There’s been a lot of talk lately about California’s Proposition 13 and the taxpayers’ revolt that caused its passage. The Nevada Policy Research Institute recently brought Jon Coupal, executive director of the Howard Jarvis Taxpayers Association, to Nevada to provide some background on how Proposition 13 came about, and some advice on how to draft our own version of tax relief. It’s worth considering.
The California Experiment
During the 1960s and ’70s in California, home prices were rapidly escalating. Because real estate was taxed on its assessed value, property taxes soared, and many people were actually taxed out of their homes, including seniors who had owned their homes for many years. Does this sound familiar?
Howard Jarvis and Paul Ganns had both fought separately for property-tax relief measures, but neither was successful. In 1977 they finally joined forces to create what became Proposition 13. This ballot question proposed rolling California property tax rates back to 1976 levels and capping future increases to 2 percent a year. Once a property changed hands, it would be re-assessed and the tax basis would be adjusted to match current market value.
Nobody took Jarvis and Ganns seriously – not politicians, the press or anyone else. But just before the ballot question went up for a vote, county assessors sent out property tax bills, and people discovered their taxes in many cases were four times what they had previously been. Proposition 13, which nobody had expected to pass, earned 66 percent of the votes and became law in 1978.
“Government is like an amoeba,” Coupal warned. “If you push it down in one place, it will pop up again somewhere else. So, how could we prevent the state from finding other ways to make up for the loss in income when property tax increases were reduced?” To avoid this tax shift, Proposition 13 also included a provision that all new taxes needed to be put in front of taxpayers, where they must gain a two-thirds vote of the electorate.
Despite the dire predictions by government officials that Proposition 13 would kill California, it has been alive and well since 1978.
Nevada’s New Law
In response to fears that Nevada property owners would revolt when they got their tax bills this summer, the Nevada Legislature passed Assembly Bill 489, which was signed into law on April 6th. This measure caps property tax increases at 3 percent annually for owner-occupied homes and 8 percent for all other property. Keep in mind that this rate is 50 percent more than the Proposition 13 rate for homeowners, and 400 percent more for commercial property.
The new law is sure to face challenges in the courts, mainly because it sets up a split tax roll. Article 10, Section 1 of the Nevada Constitution states, “The Legislature shall provide by law for a uniform and equal rate of assessment and taxation.” Sub-section 10 of this section states the Legislature may reduce taxes for single-family homes “to avoid severe economic hardship to the owner of the residence.” This year, lawmakers decided “economic hardship” applied to all Nevada homeowners caught in the rising spiral of housing prices.

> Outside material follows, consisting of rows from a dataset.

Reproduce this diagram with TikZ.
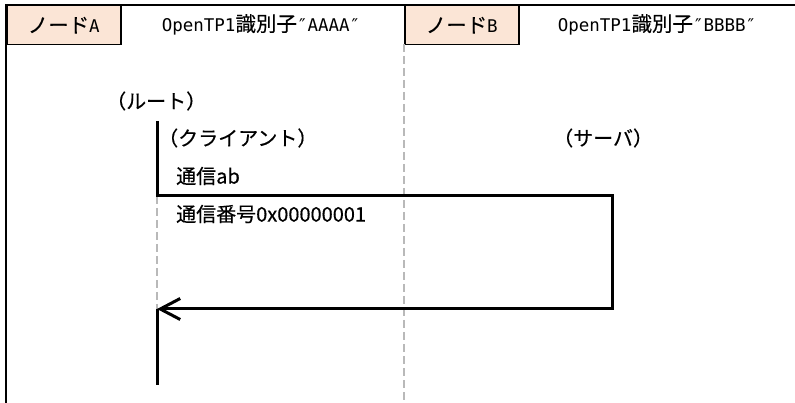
\documentclass[tikz,border=0pt]{standalone}
\usepackage{fontspec}
\setmainfont{Noto Sans CJK JP}
\newfontfamily\jpfont[FakeBold=0.2]{Noto Sans CJK JP}
\newfontfamily\jpbody[FakeBold=0.4]{Noto Sans CJK JP}
\newfontfamily\monofont{DejaVu Sans Mono}
\usetikzlibrary{arrows.meta}
\definecolor{peach}{RGB}{251,229,214}
\definecolor{lanegray}{RGB}{185,185,185}
\newcommand\hdrjp[1]{{\jpfont\fontsize{20.5}{24}\selectfont #1}}
\newcommand\hdrla[1]{{\monofont\fontsize{17.5}{20}\selectfont #1}}
\tikzset{
  hdrbox/.style={draw=black, line width=1.5pt, fill=peach, minimum width=114pt, minimum height=39pt, inner sep=0pt, anchor=north west},
  hdrtext/.style={inner sep=0pt, anchor=center},
  bodytext/.style={inner sep=0pt, anchor=west, font=\jpbody\fontsize{20}{24}\selectfont},
  frameline/.style={draw=black, line width=2pt},
  laneline/.style={draw=lanegray, line width=1.6pt, dash pattern=on 8pt off 4pt},
  flowline/.style={draw=black, line width=3pt},
}
\begin{document}
\begin{tikzpicture}[x=1pt,y=-1pt]
\useasboundingbox (0,0) rectangle (795,403);
% frame
\coordinate (frTL) at (6,5);
\coordinate (frTR) at (795,5);
\coordinate (frBL) at (6,403);
\draw[frameline] (frBL) -- (frTL) -- (frTR);
% header boxes
\node[hdrbox] (boxA) at (6,5) {};
\node[hdrtext] at (boxA.center) {\hdrjp{ノード}\hdrla{A}};
\node[hdrbox] (boxB) at (404,5) {};
\node[hdrtext] at (boxB.center) {\hdrjp{ノード}\hdrla{B}};
\node[hdrtext] (hdrA) at (261,24.5) {\hdrla{OpenTP1}\hdrjp{識別子}\hdrla{″AAAA″}};
\node[hdrtext] (hdrB) at (657,24.5) {\hdrla{OpenTP1}\hdrjp{識別子}\hdrla{″BBBB″}};
% lane separator
\coordinate (laneTop) at (404,44);
\coordinate (laneBot) at (404,403);
\draw[laneline] (laneTop) -- (laneBot);
% texts
\node[bodytext] (root) at (106,101) {（ルート）};
\node[bodytext] (client) at (158,138) {（クライアント）};
\node[bodytext] (server) at (553,138) {（サーバ）};
\node[bodytext] (comm) at (176,176) {通信ab};
\node[bodytext] (commno) at (176,214) {通信番号0x00000001};
% flow
\coordinate (rootTop) at (157,121);
\coordinate (rootJ) at (157,196);
\coordinate (srvTop) at (612,196);
\coordinate (srvBot) at (612,309);
\coordinate (rootArr) at (157,309);
\coordinate (rootEnd) at (157,385);
\draw[laneline] (rootJ) -- (rootArr);
\draw[flowline, -{Straight Barb[length=20pt,width=21pt]}] (rootTop) -- (rootJ) -- (srvTop) -- (srvBot) -- (rootArr);
\draw[flowline] (rootArr) -- (rootEnd);
\end{tikzpicture}
\end{document}
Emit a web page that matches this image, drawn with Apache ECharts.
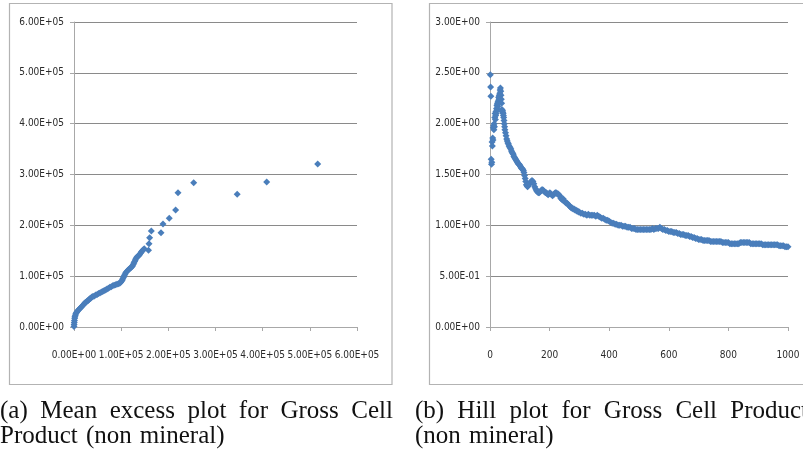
<!DOCTYPE html>
<html>
<head>
<meta charset="utf-8">
<script src="https://cdn.jsdelivr.net/npm/echarts@6/dist/echarts.min.js"></script>
<style>
  html, body { margin: 0; padding: 0; background: #ffffff; }
  #chart { width: 803px; height: 454px; }
</style>
</head>
<body>
<div id="chart"></div>
<script>
// Mean excess plot: threshold u and mean excess e(u)
const meThreshold = [0, 200, 500, 900, 1400, 2000, 2800, 3800, 5000, 6500,
  8000, 10000, 12000, 14000, 16000, 18000, 20000, 22000, 24000, 26000,
  28000, 30000, 32000, 34000, 36000, 38000, 40000, 43000, 46000, 49000,
  52000, 55000, 58000, 61000, 64000, 67000, 70000, 73000, 76000, 79000,
  82000, 85000, 88000, 91000, 94000, 97000, 99000, 100500, 102000, 103500,
  105000, 106500, 108000, 110000, 112000, 114000, 116000, 118000, 120000, 122000,
  124000, 125500, 127000, 128500, 130000, 131500, 133000, 135000, 137000, 139000,
  141000, 143000, 145000, 147000, 149000, 158000, 159000, 160400, 163900, 184400,
  188700, 202000, 215500, 220500, 253700, 346000, 408500, 516600];
const meExcess = [1000, 5000, 9000, 13000, 17000, 20000, 23000, 26000, 28000, 30000,
  32000, 34000, 36000, 38000, 40000, 42000, 44000, 46000, 48000, 49000,
  51000, 52000, 54000, 56000, 57000, 59000, 60000, 61000, 63000, 64000,
  66000, 67000, 69000, 70000, 72000, 73000, 75000, 76000, 78000, 79000,
  81000, 82000, 83000, 84000, 85000, 86000, 88000, 90000, 92000, 95000,
  98000, 101000, 104000, 107000, 109000, 111000, 113000, 115000, 116000, 118000,
  120000, 123000, 126000, 129000, 132000, 135000, 137000, 139000, 140000, 142000,
  145000, 148000, 150000, 152000, 154000, 151000, 164000, 175500, 188700, 185300,
  202500, 213700, 230000, 264000, 284000, 261000, 285200, 320700];

// Hill plot: [number of upper order statistics k, Hill estimate]
const hillPoints = [
  [1,2.48],[2,2.36],[3,2.27],[4,1.65],[5,1.60],[6,1.62],[7,1.82],[8,1.78],[9,1.86],[10,1.84],
  [11,1.96],[12,1.98],[13,1.94],[14,2.00],[15,1.97],[16,2.06],[17,2.10],[18,2.04],[19,2.08],[20,2.12],
  [21,2.10],[22,2.15],[23,2.18],[24,2.14],[25,2.20],[26,2.17],[27,2.22],[28,2.20],[29,2.26],[30,2.24],
  [31,2.28],[32,2.25],[33,2.30],[34,2.33],[35,2.35],[36,2.32],[37,2.28],[38,2.24],[39,2.20],[40,2.14],
  [41,2.12],[42,2.13],[43,2.11],[44,2.10],[45,2.08],[46,2.06],[47,2.03],[48,2.00],[49,1.97],[50,1.94],
  [52,1.91],[54,1.88],[56,1.85],[58,1.83],[60,1.81],[62,1.80],[64,1.78],[66,1.77],[68,1.76],[70,1.75],
  [72,1.73],[74,1.72],[76,1.71],[78,1.70],[80,1.68],[82,1.67],[84,1.66],[86,1.65],[88,1.64],[90,1.63],
  [92,1.62],[94,1.61],[96,1.60],[98,1.60],[100,1.59],[102,1.58],[104,1.57],[106,1.56],[108,1.56],[110,1.55],
  [112,1.54],[114,1.52],[116,1.49],[118,1.46],[120,1.43],[122,1.40],[124,1.39],[126,1.38],[128,1.39],[130,1.40],
  [132,1.41],[135,1.42],[138,1.43],[141,1.44],[144,1.43],[147,1.41],[150,1.38],[153,1.36],[156,1.34],[159,1.33],
  [162,1.32],[165,1.32],[168,1.33],[171,1.34],[174,1.35],[177,1.35],[180,1.34],[183,1.33],[186,1.32],[189,1.32],
  [192,1.31],[195,1.30],[198,1.31],[201,1.32],[204,1.31],[207,1.30],[210,1.29],[213,1.30],[216,1.31],[219,1.32],
  [222,1.32],[225,1.31],[228,1.31],[231,1.30],[234,1.29],[237,1.27],[240,1.26],[243,1.25],[246,1.26],[249,1.24],
  [252,1.23],[255,1.22],[258,1.22],[261,1.21],[264,1.20],[267,1.19],[270,1.18],[273,1.17],[276,1.17],[279,1.16],
  [282,1.16],[285,1.15],[288,1.15],[291,1.14],[294,1.14],[297,1.13],[300,1.13],[305,1.12],[310,1.12],[315,1.11],
  [320,1.11],[325,1.10],[330,1.11],[335,1.10],[340,1.10],[345,1.10],[350,1.10],[355,1.09],[360,1.10],[365,1.09],
  [370,1.08],[375,1.07],[380,1.07],[385,1.06],[390,1.05],[395,1.05],[400,1.04],[405,1.03],[410,1.02],[415,1.02],
  [420,1.01],[425,1.01],[430,1.00],[435,1.00],[440,1.00],[445,0.99],[450,0.99],[455,0.99],[460,0.98],[465,0.98],
  [470,0.98],[475,0.97],[480,0.97],[485,0.97],[490,0.96],[495,0.96],[500,0.96],[505,0.96],[510,0.96],[515,0.96],
  [520,0.96],[525,0.96],[530,0.96],[535,0.96],[540,0.96],[545,0.97],[550,0.96],[555,0.97],[560,0.97],[565,0.97],
  [570,0.98],[575,0.97],[580,0.96],[585,0.96],[590,0.95],[595,0.95],[600,0.94],[605,0.94],[610,0.94],[615,0.93],
  [620,0.93],[625,0.93],[630,0.92],[635,0.92],[640,0.91],[645,0.91],[650,0.91],[655,0.90],[660,0.90],[665,0.90],
  [670,0.89],[675,0.89],[680,0.88],[685,0.88],[690,0.87],[695,0.87],[700,0.86],[705,0.86],[710,0.86],[715,0.85],
  [720,0.85],[725,0.85],[730,0.85],[735,0.85],[740,0.84],[745,0.84],[750,0.84],[755,0.84],[760,0.84],[765,0.84],
  [770,0.84],[775,0.84],[780,0.83],[785,0.83],[790,0.83],[795,0.83],[800,0.83],[805,0.82],[810,0.82],[815,0.82],
  [820,0.82],[825,0.82],[830,0.82],[835,0.82],[840,0.83],[845,0.83],[850,0.83],[855,0.83],[860,0.83],[865,0.83],
  [870,0.83],[875,0.82],[880,0.82],[885,0.82],[890,0.82],[895,0.82],[900,0.82],[905,0.82],[910,0.82],[915,0.81],
  [920,0.81],[925,0.81],[930,0.81],[935,0.81],[940,0.81],[945,0.81],[950,0.81],[955,0.81],[960,0.81],[965,0.81],
  [970,0.80],[975,0.80],[980,0.80],[985,0.80],[990,0.79],[995,0.79],[1000,0.79]
];

// Tick labels in spreadsheet scientific notation
const meXTicks = ['0.00E+00', '1.00E+05', '2.00E+05', '3.00E+05', '4.00E+05', '5.00E+05', '6.00E+05'];
const meYTicks = ['0.00E+00', '1.00E+05', '2.00E+05', '3.00E+05', '4.00E+05', '5.00E+05', '6.00E+05'];
const hillXTicks = ['0', '200', '400', '600', '800', '1000'];
const hillYTicks = ['0.00E+00', '5.00E-01', '1.00E+00', '1.50E+00', '2.00E+00', '2.50E+00', '3.00E+00'];

// Sub-figure captions, one entry per line
const captionA = ['(a) Mean excess plot for Gross Cell', 'Product (non mineral)'];
const captionB = ['(b) Hill plot for Gross Cell Product', '(non mineral)'];

const MARK = '#4A7EBB';
const GRID_LINE = '#8a8a8a';
const AXIS_LINE = '#a8a8a8';
const LABEL_FONT = '"DejaVu Sans Condensed", "Liberation Sans Narrow", "DejaVu Sans", sans-serif';

function valueAxis(gridIndex, min, max, interval, labels, isY) {
  return {
    type: 'value',
    gridIndex: gridIndex,
    min: min, max: max, interval: interval,
    axisLine: { show: true, onZero: false, lineStyle: { color: AXIS_LINE, width: 1 } },
    axisTick: { show: true, inside: false, length: 4, lineStyle: { color: AXIS_LINE, width: 1 } },
    splitLine: { show: isY, lineStyle: { color: GRID_LINE, width: 1 } },
    axisLabel: {
      show: true,
      margin: isY ? 10 : 23,
      color: '#2b2b2b',
      fontSize: 10,
      fontFamily: LABEL_FONT,
      formatter: function (v) { return labels[Math.round((v - min) / interval)]; }
    }
  };
}

// Caption lines: justified lines spread words over the line width, last line set naturally
const CAPTION_FONT_SIZE = 25;
const CAPTION_FAMILY = '"Liberation Serif", "DejaVu Serif", serif';
const measureCtx = document.createElement('canvas').getContext('2d');
measureCtx.font = CAPTION_FONT_SIZE + 'px ' + CAPTION_FAMILY;

function captionLine(text, x0, lineWidth, top, justify) {
  const words = text.split(' ');
  const widths = words.map(function (w) { return measureCtx.measureText(w).width; });
  const total = widths.reduce(function (a, b) { return a + b; }, 0);
  const gap = justify ? (lineWidth - total) / (words.length - 1) : measureCtx.measureText(' ').width * 1.3;
  let x = x0;
  return words.map(function (w, i) {
    const el = {
      type: 'text',
      x: x, y: top,
      silent: true,
      style: { text: w, fill: '#111111', fontSize: CAPTION_FONT_SIZE, fontFamily: CAPTION_FAMILY, verticalAlign: 'top' }
    };
    x += widths[i] + gap;
    return el;
  });
}

const CAPTION_WIDTH = 393;
const captionElements = [].concat(
  captionLine(captionA[0], 0, CAPTION_WIDTH, 399, true),
  captionLine(captionA[1], 0, CAPTION_WIDTH, 424, false),
  captionLine(captionB[0], 415, CAPTION_WIDTH, 399, true),
  captionLine(captionB[1], 415, CAPTION_WIDTH, 424, false)
);

const frameElements = [
  { type: 'rect', silent: true, shape: { x: 9.5, y: 3.5, width: 382.5, height: 381 },
    style: { fill: 'none', stroke: '#b3b3b3', lineWidth: 1.2 } },
  { type: 'rect', silent: true, shape: { x: 429.5, y: 3.5, width: 400, height: 381 },
    style: { fill: 'none', stroke: '#b3b3b3', lineWidth: 1.2 } }
];

const chart = echarts.init(document.getElementById('chart'), null, { renderer: 'canvas', width: 803, height: 454 });

chart.setOption({
  animation: false,
  backgroundColor: '#ffffff',
  grid: [
    { left: 74, top: 22, width: 283, height: 305, outerBoundsMode: 'none', containLabel: false },
    { left: 490, top: 22, width: 298, height: 305, outerBoundsMode: 'none', containLabel: false }
  ],
  xAxis: [
    valueAxis(0, 0, 600000, 100000, meXTicks, false),
    valueAxis(1, 0, 1000, 200, hillXTicks, false)
  ],
  yAxis: [
    valueAxis(0, 0, 600000, 100000, meYTicks, true),
    valueAxis(1, 0, 3, 0.5, hillYTicks, true)
  ],
  series: [
    {
      type: 'scatter',
      xAxisIndex: 0, yAxisIndex: 0,
      data: meThreshold.map(function (u, i) { return [u, meExcess[i]]; }),
      symbol: 'diamond',
      symbolSize: 7,
      clip: false,
      silent: true,
      itemStyle: { color: MARK, opacity: 1 }
    },
    {
      type: 'scatter',
      xAxisIndex: 1, yAxisIndex: 1,
      data: hillPoints,
      symbol: 'diamond',
      symbolSize: 7,
      clip: false,
      silent: true,
      itemStyle: { color: MARK, opacity: 1 }
    }
  ],
  graphic: { elements: frameElements.concat(captionElements) }
});
</script>
</body>
</html>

More likely, they decided it would create a “political hardship” for themselves if they allowed tax bills for the 2005-2006 fiscal year to show a huge increase in property taxes. And if the law doesn’t hold up to court challenges, then the courts, not the legislators, will get the blame. They may have also hoped the new law would take some of the pressure off a potential taxpayers’ revolt, “like letting steam out of a teakettle” according to Coupal’s analogy.
But a two-tier tax system is not “uniform and equal.” Why should owners of commercial properties be denied relief from these burdensome tax increases? And what about rental properties? If taxes on apartment buildings are raised, rents will have to go up to compensate, which means renters are paying more, while homeowners aren’t.
If this new law passes challenges in the courts, we will have an unequal and unfair system of property taxes. If it doesn’t, we’ll have to start all over again looking for tax relief. In either case, it’s time for Nevadans to make plans for our own Proposition 13 to take control of taxes and put it back in the hands of the voters, where it belongs, instead of being held hostage by market forces we have no control over.
Advice for Nevada
The idea of a split tax roll is just one example of how politicians are trying to drive a wedge between the business community and ordinary taxpayers to “divide and conquer” us. If we fight against each other, we’ll both lose.
Coupal’s advice: “Members of the business community: Don’t advocate higher taxes on individuals. They are your customers. The more they pay in taxes, the less they’ll have to spend at your company. And individuals should realize that taxes on businesses are passed on to their customers in the form of higher prices.”
Assemblywoman Sharron Angle (R-Reno) and others are proposing to put a property-tax relief measure on the ballot in 2006. Let’s start now to research ways to craft a proposition that will be fair to everyone, will stand up to court challenges and will guarantee a stop to runaway taxation. Most importantly, we need to stand together.